Let me give you an example. I wrote a National Security Council (NSC) Process Guide in 2016 for “the incoming administration.” It identified key issues the US president should address in running the NSC. The report was non-partisan and objective and intentionally completed before the election. Among other things, it described the importance of having clear rules and guidelines for communicating with the Department of Justice and FBI, with recommendations on good process. I sent the report to the two transition teams and to the Center for Presidential Transition, which was created to advise both candidates. I will leave it to you and your readers to determine whether anyone read the report.
précis: While at CIS, what are the research issues that are on your mind and that you are hoping to work on?

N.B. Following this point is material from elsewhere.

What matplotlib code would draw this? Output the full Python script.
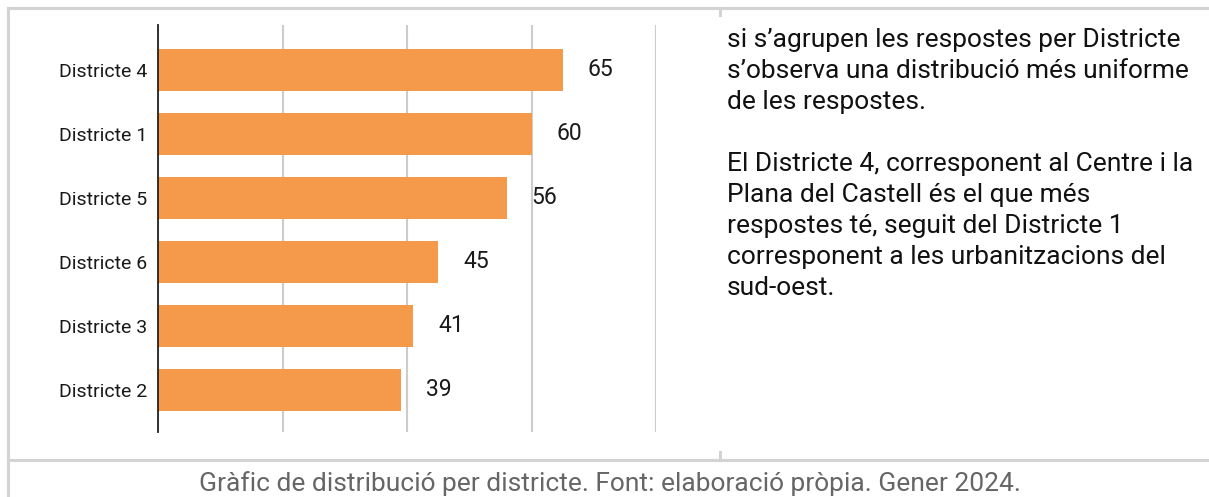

JB: I’m really interested in the intersection of emerging technology and national security law. The advent of artificial intelligence has created new challenges for our national security. The law has always moved much slower than technology. At the same time, AI has huge implications for things like autonomous weapons systems as well as for intelligence purposes and we are facing new legal challenges to adapt to them. In my belief, the best way to approach this is to have process-oriented, rather than just substance-oriented, law. The substance cannot keep pace. However, a requirement for good process and accountable decision-making will ensure the right people are in the room and will bring current substantive knowledge to the issue at hand.
As an example of the law always chasing technology, in 2014, I was on the US Court of Appeals for the Armed Forces and we were one of the first courts to look at the application of the Fourth Amendment to the iPhone, years after the iPhone came out but also before the Supreme Court started dealing with these issues. Much of the relevant case law just did not align with contemporary technological practice. It felt very “rotary phone.” The search metaphor used by many courts and the case law at the time equated the search of a cell phone incident to arrest as akin to the search of a container, like a suitcase. But even fifty-year old judges like me know that an iPhone is much more than a communications device or container. It is a computer, a photo album, an office, a key to one’s house and life. On a continuum, a search of a phone may be more like the search of a home than a communications device. So our court abandoned old metaphors and returned to process and consideration of what was reasonable under the Fourth Amendment. Of course, there are drawbacks to a process-oriented reasonableness application of law. You can lose specificity and predictability, and thus stability in the law.